Analysis of the requirements
- why is the data integration being done?
- what are the objectives and deliverables?
- From what systems will the data be sourced?
- Is all the data available to fulfill the requirements?
- What are the business rules?
- What is the support model and SLA?
Analysis of the source systems
- what are the options for extracting the data from the systems (update notification, incremental extracts, full extracts)?
- what is the required/available frequency of the extracts?
- What is the quality of the data?
- Are the required data fields populated properly and consistently?
- Is the documentation available?
- What are the data volumes being processed?
- Who is the system owner?
Any other non-functional requirements
- data processing window
- system response time
- estimated number of (concurrent) users
- data security policy
- backup policy.
- Support model for the new system
- SLA requirements
- Owner of the system
- Maintenance and upgrade expenses
The results of the above steps need to be documented in form of SRS (software requirements specifications) document, confirmed and signed-off by all parties which will be participating in the data integration project.
Based on the BRS (Business requirements specifications) and SRS, a feasibility study should be performed to select the tools to implement the data integration system. Small companies and enterprises which are starting with data warehousing are faced with making a decision about the set of tools they will need to implement the solution. The larger enterprise or the enterprises which already have started other projects of data integration are in an easier position as they already have experience and can extend the existing system and exploit the existing knowledge to implement the system more efficient. There are cases, however, when using a new, better-suited platform or technology makes a system more effective compared to staying with existing company standards. For example, finding a more suitable tool which provides better scaling for future growth/expansion, a solution that lowers the implementation/support cost, lowering the license costs, migrating the system to a new/modern platform, etc.
Along with the implementation, the proper testing is a must to ensure that the unified data are correct, complete and up-to-date.
Both technical IT and business people need to participate in the testing to ensure that the results are as expected/required. Therefore, the testing should incorporate at least Performance Stress test (PST), Technical Acceptance Testing (TAT) and User Acceptance Testing (UAT ).
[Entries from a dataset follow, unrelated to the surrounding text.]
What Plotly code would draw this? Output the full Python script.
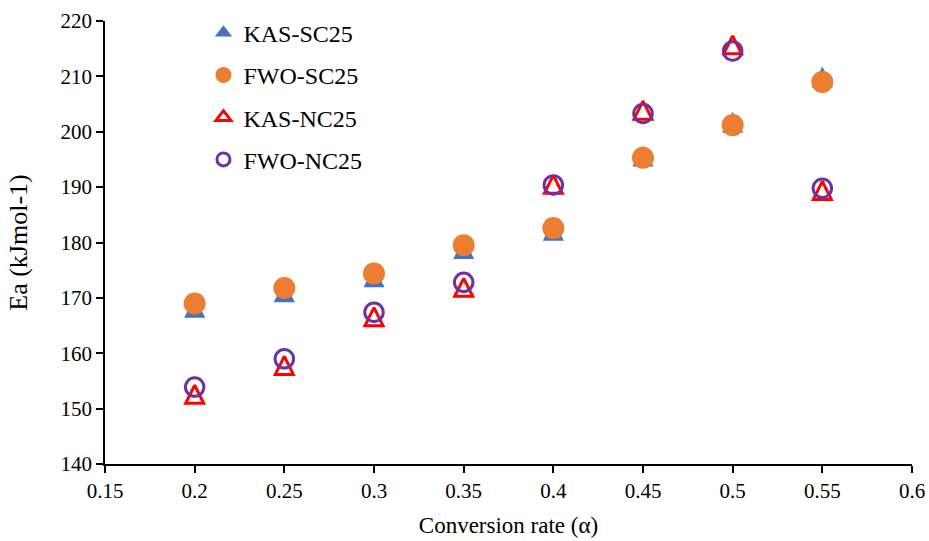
import plotly.graph_objects as go

# Data
conversion = [0.2, 0.25, 0.3, 0.35, 0.4, 0.45, 0.5, 0.55]
kas_sc25 = [168.3, 171.1, 173.8, 178.9, 182.2, 195.6, 201.7, 209.9]
fwo_sc25 = [169.0, 171.8, 174.4, 179.5, 182.6, 195.3, 201.2, 209.0]
kas_nc25 = [152.6, 157.8, 166.6, 171.9, 190.5, 203.9, 215.7, 189.4]
fwo_nc25 = [153.9, 159.0, 167.4, 172.8, 190.4, 203.3, 214.6, 189.8]

series_names = ["KAS-SC25", "FWO-SC25", "KAS-NC25", "FWO-NC25"]
x_ticks = [0.15, 0.2, 0.25, 0.3, 0.35, 0.4, 0.45, 0.5, 0.55, 0.6]
y_ticks = [140, 150, 160, 170, 180, 190, 200, 210, 220]

FONT = "Liberation Serif"

# marker styles (plot markers, legend markers)
styles = [
    (dict(symbol="arrow-down", angle=180, standoff=10.5, size=21,
          color="#4472C4", line=dict(width=0)),
     dict(symbol="triangle-up", size=15,
          color="#4472C4", line=dict(width=0))),
    (dict(symbol="circle", size=22, color="#ED7D31", line=dict(width=0)),
     dict(symbol="circle", size=16, color="#ED7D31", line=dict(width=0))),
    (dict(symbol="arrow-down-open", angle=180, standoff=9, size=18,
          color="#FF0000", line=dict(width=3, color="#FF0000")),
     dict(symbol="triangle-up-open", size=13,
          color="#FF0000", line=dict(width=3, color="#FF0000"))),
    (dict(symbol="circle-open", size=18.5, color="#7030A0",
          line=dict(width=3, color="#7030A0")),
     dict(symbol="circle-open", size=13, color="#7030A0",
          line=dict(width=3, color="#7030A0"))),
]
values = [kas_sc25, fwo_sc25, kas_nc25, fwo_nc25]

fig = go.Figure()
for name, vals, (pm, lm) in zip(series_names, values, styles):
    fig.add_trace(go.Scatter(x=conversion, y=vals, mode="markers", name=name,
                             marker=pm, showlegend=False, legendgroup=name))
for name, (pm, lm) in zip(series_names, styles):
    fig.add_trace(go.Scatter(x=[None], y=[None], mode="markers", name=name,
                             marker=lm, showlegend=True, legendgroup=name))

axis_common = dict(
    showline=True, linecolor="black", linewidth=1.5,
    ticks="outside", ticklen=7, tickwidth=1.5, tickcolor="black",
    showgrid=False, zeroline=False, mirror=False, automargin=False,
    tickfont=dict(family=FONT, size=21, color="black"),
)

fig.update_layout(
    width=929, height=541,
    margin=dict(l=105, r=17, t=20, b=77),
    paper_bgcolor="white", plot_bgcolor="white",
    font=dict(family=FONT, color="black"),
    xaxis=dict(range=[0.15, 0.6], tickvals=x_ticks,
               ticktext=[f"{v:g}" for v in x_ticks],
               title=dict(text="Conversion rate (α)",
                          font=dict(family=FONT, size=23, color="black"),
                          standoff=15),
               **axis_common),
    yaxis=dict(range=[140, 220], tickvals=y_ticks,
               title=dict(text="Ea (kJmol-1)",
                          font=dict(family=FONT, size=26, color="black"),
                          standoff=25),
               **axis_common),
    legend=dict(x=0.122, y=1.021, xanchor="left", yanchor="top",
                font=dict(family=FONT, size=24, color="black"),
                tracegroupgap=8, bgcolor="rgba(0,0,0,0)"),
)

fig.write_html("out.html")
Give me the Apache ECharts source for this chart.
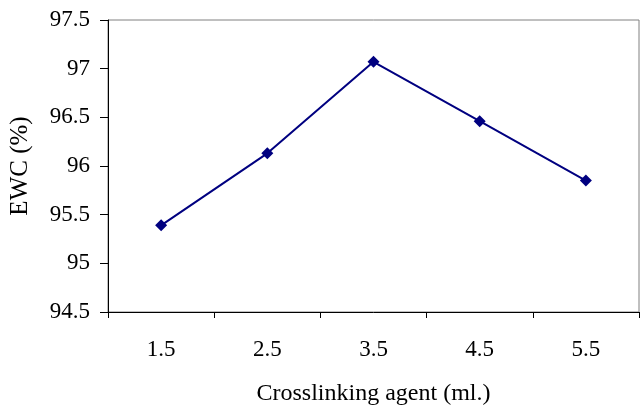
<!DOCTYPE html>
<html>
<head>
<meta charset="utf-8">
<script src="https://cdn.jsdelivr.net/npm/echarts@6/dist/echarts.min.js"></script>
<style>html,body{margin:0;padding:0;background:#fff}#c{width:641px;height:405px}</style>
</head>
<body>
<div id="c"></div>
<script>
const categories = ['1.5', '2.5', '3.5', '4.5', '5.5'];
const ewcValues = [95.39, 96.13, 97.07, 96.46, 95.85];
const xAxisTitle = 'Crosslinking agent (ml.)';
const yAxisTitle = 'EWC (%)';

const font = 'Liberation Serif';
const chart = echarts.init(document.getElementById('c'));
chart.setOption({
  animation: false,
  backgroundColor: '#fff',
  grid: { left: 108, top: 20, right: 2, bottom: 93, containLabel: false, outerBoundsMode: 'none', show: true, borderColor: '#808080', borderWidth: 1, backgroundColor: 'transparent' },
  xAxis: {
    type: 'category',
    data: categories,
    boundaryGap: true,
    name: xAxisTitle,
    nameLocation: 'middle',
    nameGap: 70,
    nameTextStyle: { fontFamily: font, fontSize: 24, color: '#000' },
    axisLine: { lineStyle: { color: '#000', width: 1 } },
    axisTick: { show: true, length: 6, lineStyle: { color: '#000' } },
    axisLabel: { fontFamily: font, fontSize: 23, color: '#000', margin: 26 },
    splitLine: { show: false }
  },
  yAxis: {
    type: 'value',
    min: 94.5,
    max: 97.5,
    interval: 0.5,
    name: yAxisTitle,
    nameLocation: 'middle',
    nameGap: 75,
    nameTextStyle: { fontFamily: font, fontSize: 25, color: '#000' },
    axisLine: { show: true, lineStyle: { color: '#000', width: 1 } },
    axisTick: { show: true, length: 8, lineStyle: { color: '#000' } },
    axisLabel: { fontFamily: font, fontSize: 23, color: '#000', margin: 18 },
    splitLine: { show: false }
  },
  series: [{
    type: 'line',
    data: ewcValues,
    symbol: 'diamond',
    symbolSize: 12,
    lineStyle: { color: '#000080', width: 2 },
    itemStyle: { color: '#000080' }
  }]
});
</script>
</body>
</html>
Data Integration Techniques
There are many sophisticated ways the unified view of data can be created today. No more ETL is the only way to achieve the goal and that is a new level of complexity in the field of Data Integration.
There are several organizational levels on which the Data Integration can be performed and let’s discuss them briefly.
- Manual Data Integration
Technically speaking, this is really not a Data Integration. In this approach, a web-based user interface or an application is created for users of the system to show them all the relevant information by accessing all the source systems directly. There is no unification of data in reality.
- Middleware Data Integration
A middleware data integration solution is essentially a layer between two disparate systems allowing them to communicate. Middleware integration can act like a glue that holds together multiple legacy applications, making seamless connectivity possible without requiring the two applications to communicate directly.
- Data Virtualization Integration Approach
Data Virtualization allows us to leave data in the source systems while allowing to create a new set of unified views. This provides a way for users to access the unified view of disparate source system’s data across the whole enterprise.
A lot of organizations today prefer this approach because of the benefits and technologies that exist today to support this approach. The main benefit of the virtual integration approach is near real-time view of data from the source systems. It eliminates a need for a separate data store for the consolidated unified data.
However, that doesn’t mean it’s the best way to do Data Integration although it certainly has a short-term benefit. The drawbacks of this approach include the limited possibility of data’s history availability or data version management and extra load on the source systems involved which may have an adverse effect on the performance of the source systems.
- Data Warehouse Approach Of Data Integration
This is the most commonly known approach to Data Integration you may already know if you have read Ralf Kimball and/or Bill Inmon.
This approach requires the creation of a new Data Warehouse (of Data Marts) which stores a unified version of data extracted from all the source systems involved and manage it independent of the original source systems.
The benefits of this approach include the ability to easily manage the history of data (or data versioning), ability to combine data from very disparate sources (mainframes, databases, flat files, etc.) and to store them in a central repository of data.